Data for processing -
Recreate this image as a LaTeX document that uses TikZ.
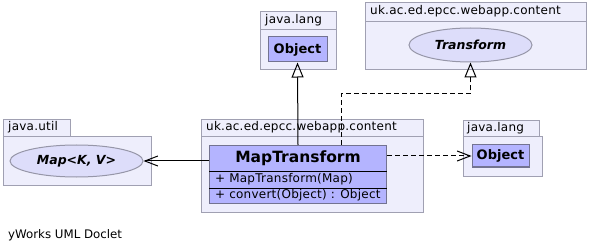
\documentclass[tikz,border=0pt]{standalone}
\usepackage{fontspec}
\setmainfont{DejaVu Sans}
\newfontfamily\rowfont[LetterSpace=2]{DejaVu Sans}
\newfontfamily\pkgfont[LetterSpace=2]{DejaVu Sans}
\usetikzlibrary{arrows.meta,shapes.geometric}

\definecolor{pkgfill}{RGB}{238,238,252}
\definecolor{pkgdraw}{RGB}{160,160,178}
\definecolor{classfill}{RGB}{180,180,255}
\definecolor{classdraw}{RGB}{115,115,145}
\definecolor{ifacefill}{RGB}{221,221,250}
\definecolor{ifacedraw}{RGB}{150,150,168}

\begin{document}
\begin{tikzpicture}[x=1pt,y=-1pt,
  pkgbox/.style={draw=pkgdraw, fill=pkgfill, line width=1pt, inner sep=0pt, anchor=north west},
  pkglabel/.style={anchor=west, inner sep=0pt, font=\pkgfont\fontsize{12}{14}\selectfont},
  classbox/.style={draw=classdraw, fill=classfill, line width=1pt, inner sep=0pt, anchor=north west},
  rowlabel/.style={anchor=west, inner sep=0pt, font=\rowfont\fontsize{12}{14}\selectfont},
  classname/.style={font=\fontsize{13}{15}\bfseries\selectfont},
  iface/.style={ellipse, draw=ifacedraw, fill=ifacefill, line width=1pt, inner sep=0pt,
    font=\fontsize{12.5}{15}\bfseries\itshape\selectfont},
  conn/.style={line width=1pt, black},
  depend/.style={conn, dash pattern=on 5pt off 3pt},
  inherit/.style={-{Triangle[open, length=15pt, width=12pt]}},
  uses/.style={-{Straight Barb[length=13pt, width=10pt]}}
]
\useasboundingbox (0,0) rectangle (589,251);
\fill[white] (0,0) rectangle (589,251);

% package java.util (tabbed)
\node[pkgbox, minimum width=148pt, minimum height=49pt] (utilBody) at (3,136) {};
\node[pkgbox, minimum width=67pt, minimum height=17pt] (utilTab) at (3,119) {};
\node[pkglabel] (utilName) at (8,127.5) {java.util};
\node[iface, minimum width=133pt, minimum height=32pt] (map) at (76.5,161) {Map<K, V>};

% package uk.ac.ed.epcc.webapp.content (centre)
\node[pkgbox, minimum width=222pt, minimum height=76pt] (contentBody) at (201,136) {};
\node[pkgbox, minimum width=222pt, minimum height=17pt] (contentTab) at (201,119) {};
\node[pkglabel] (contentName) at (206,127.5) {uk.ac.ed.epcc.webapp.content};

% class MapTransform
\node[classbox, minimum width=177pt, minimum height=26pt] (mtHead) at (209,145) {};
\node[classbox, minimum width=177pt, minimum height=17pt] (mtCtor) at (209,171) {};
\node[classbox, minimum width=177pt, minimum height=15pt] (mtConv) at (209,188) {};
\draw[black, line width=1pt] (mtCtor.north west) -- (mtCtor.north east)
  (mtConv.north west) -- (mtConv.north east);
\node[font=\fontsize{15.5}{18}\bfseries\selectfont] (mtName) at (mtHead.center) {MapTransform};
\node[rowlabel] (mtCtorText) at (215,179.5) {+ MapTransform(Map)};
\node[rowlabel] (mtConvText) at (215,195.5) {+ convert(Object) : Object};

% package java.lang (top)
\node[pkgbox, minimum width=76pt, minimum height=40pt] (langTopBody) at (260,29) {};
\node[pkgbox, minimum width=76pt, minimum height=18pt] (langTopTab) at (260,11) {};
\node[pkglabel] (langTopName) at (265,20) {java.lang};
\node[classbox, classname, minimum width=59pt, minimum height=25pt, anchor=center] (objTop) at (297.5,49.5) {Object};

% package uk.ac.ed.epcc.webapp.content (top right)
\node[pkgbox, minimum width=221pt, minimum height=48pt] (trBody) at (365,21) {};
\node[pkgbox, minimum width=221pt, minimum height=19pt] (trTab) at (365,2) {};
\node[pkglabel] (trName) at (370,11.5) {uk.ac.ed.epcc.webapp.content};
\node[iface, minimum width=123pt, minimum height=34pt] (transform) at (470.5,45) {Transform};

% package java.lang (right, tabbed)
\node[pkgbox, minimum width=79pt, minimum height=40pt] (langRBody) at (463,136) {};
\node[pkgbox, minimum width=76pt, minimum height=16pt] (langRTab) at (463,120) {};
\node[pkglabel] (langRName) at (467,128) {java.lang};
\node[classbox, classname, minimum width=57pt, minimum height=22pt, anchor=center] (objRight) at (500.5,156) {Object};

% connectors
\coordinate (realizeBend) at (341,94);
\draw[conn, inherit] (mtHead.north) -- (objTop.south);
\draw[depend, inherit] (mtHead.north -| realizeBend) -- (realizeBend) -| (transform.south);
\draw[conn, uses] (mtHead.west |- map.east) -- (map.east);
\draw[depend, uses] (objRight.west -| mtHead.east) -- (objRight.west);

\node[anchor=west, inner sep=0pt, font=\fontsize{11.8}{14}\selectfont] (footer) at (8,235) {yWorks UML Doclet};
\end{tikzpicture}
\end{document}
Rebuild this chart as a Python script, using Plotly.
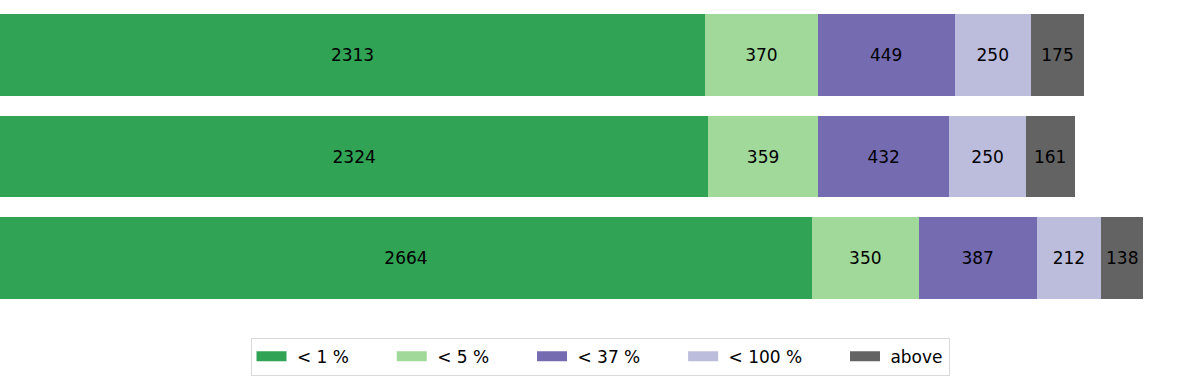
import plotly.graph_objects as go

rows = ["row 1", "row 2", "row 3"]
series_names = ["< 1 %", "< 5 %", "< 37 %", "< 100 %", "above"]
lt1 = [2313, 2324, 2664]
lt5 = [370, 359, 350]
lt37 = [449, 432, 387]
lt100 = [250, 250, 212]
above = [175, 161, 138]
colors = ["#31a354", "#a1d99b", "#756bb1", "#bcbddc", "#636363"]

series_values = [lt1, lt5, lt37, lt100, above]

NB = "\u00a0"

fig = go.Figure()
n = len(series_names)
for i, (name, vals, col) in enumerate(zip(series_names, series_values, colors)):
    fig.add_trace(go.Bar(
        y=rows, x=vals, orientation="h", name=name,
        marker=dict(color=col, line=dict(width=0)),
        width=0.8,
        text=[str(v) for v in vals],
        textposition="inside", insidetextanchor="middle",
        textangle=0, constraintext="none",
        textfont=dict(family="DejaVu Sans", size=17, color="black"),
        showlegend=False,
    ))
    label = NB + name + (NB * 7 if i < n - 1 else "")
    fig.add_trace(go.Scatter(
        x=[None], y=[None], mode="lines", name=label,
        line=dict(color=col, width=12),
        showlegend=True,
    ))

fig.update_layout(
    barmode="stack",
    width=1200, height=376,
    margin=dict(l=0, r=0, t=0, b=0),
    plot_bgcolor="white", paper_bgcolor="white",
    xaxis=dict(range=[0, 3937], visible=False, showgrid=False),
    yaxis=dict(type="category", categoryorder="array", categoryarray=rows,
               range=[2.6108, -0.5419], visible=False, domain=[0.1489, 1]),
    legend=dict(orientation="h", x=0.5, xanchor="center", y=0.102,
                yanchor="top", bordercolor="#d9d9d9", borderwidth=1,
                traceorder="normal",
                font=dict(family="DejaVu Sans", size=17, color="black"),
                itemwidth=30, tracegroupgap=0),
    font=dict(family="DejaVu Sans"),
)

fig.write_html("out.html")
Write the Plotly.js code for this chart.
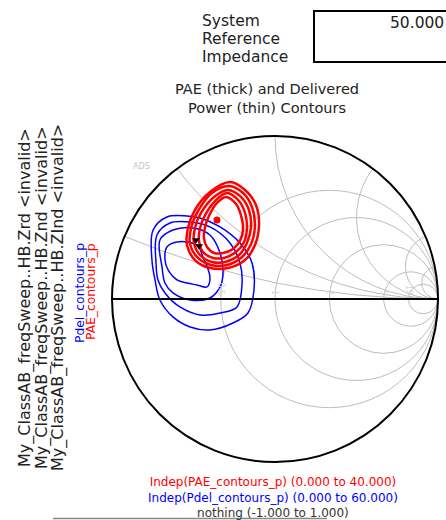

Aim of the task - Filter lines by "uses" and return each hit.

Final result -
Recreate this image as a LaTeX document that uses TikZ.
  uses/.style={-{Straight Barb[length=13pt, width=10pt]}}
\draw[conn, uses] (mtHead.west |- map.east) -- (map.east);
\draw[depend, uses] (objRight.west -| mtHead.east) -- (objRight.west);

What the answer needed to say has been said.